1

I want split abcd\r\nabc\r\nppp to (abcd\r\nabc, ppp) with regex "(.*)\r\n(.*)".r.

but the regex match fail as this:

object Regex extends App {
  val r = "(.*)\r\n(.*)".r
  val str = "abcd\r\nabc\r\nppp"

  str match {
    case r(a,b) =>
      println((a,b))
    case _ =>
      println("fail - ")
  }
}

console print fail -.

It works fine if use the Regex match abcd\r\nppp, code again:

object Regex extends App {
  val r = "(.*)\r\n(.*)".r
  val str = "abcd\r\nppp"

  str match {
    case r(a,b) =>
      println((a,b))
    case _ =>
      println("fail - ")
  }
}

Besides, I don't want replace \r\n to other characters.It's waste calculate resource, because the code is used to performance sensitive stage.

Thanks

LoranceChen
  • 2,453
  • 2
  • 22
  • 48

1 Answers1

1

Dot does not match \n by default (don't ask why - there is no reason, it just doesn't), so .* fails on the second \n. You can change that by specifying a DOTALL flag to your regex.
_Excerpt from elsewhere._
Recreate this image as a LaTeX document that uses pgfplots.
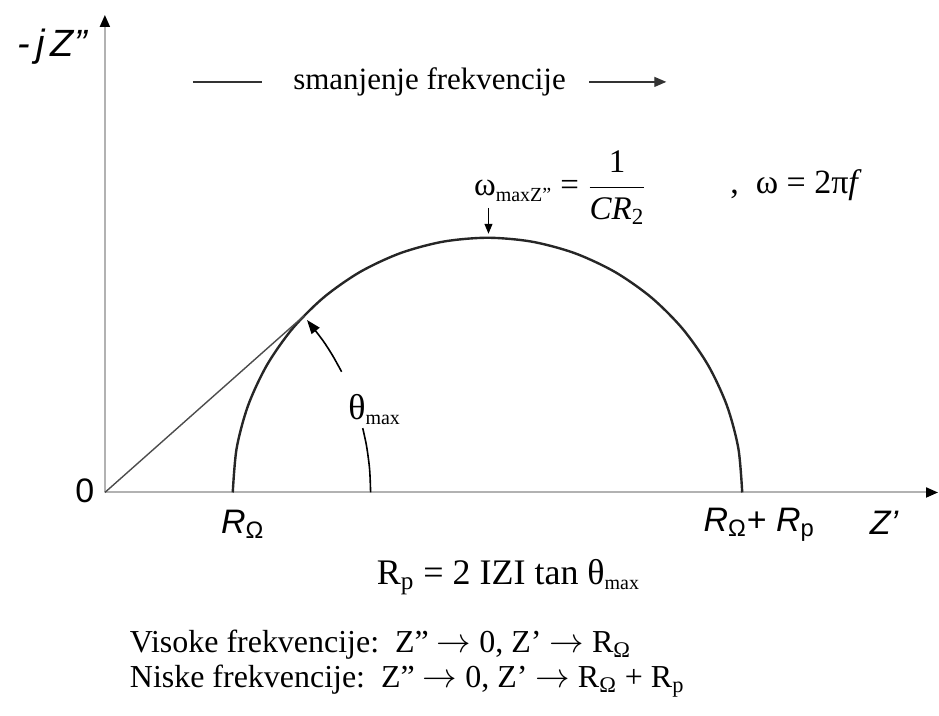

That's done by adding (?s) to the beginning of the pattern (don't ask how ?s came to stand for DOTALL ... there is a lot of mystery like this in regex world):

 val r = "(?s)(.*)\r\n(.*)".r
 val str = "abcd\r\nabc\r\nppp"
 str match {
    case r(a,b) => println(a -> b)
 }

This prints (abcd abc, ppp )

If you want to split at the first \r\n rather than the last one add ? to the the first group:

val r = "(?s)(.*?)\r\n(.*)".r

This makes wildcard non-greedy, so that it'll match the shortest possible string, rather than the longest, which is the default.

Dima
  • 39,570
  • 6
  • 44
  • 70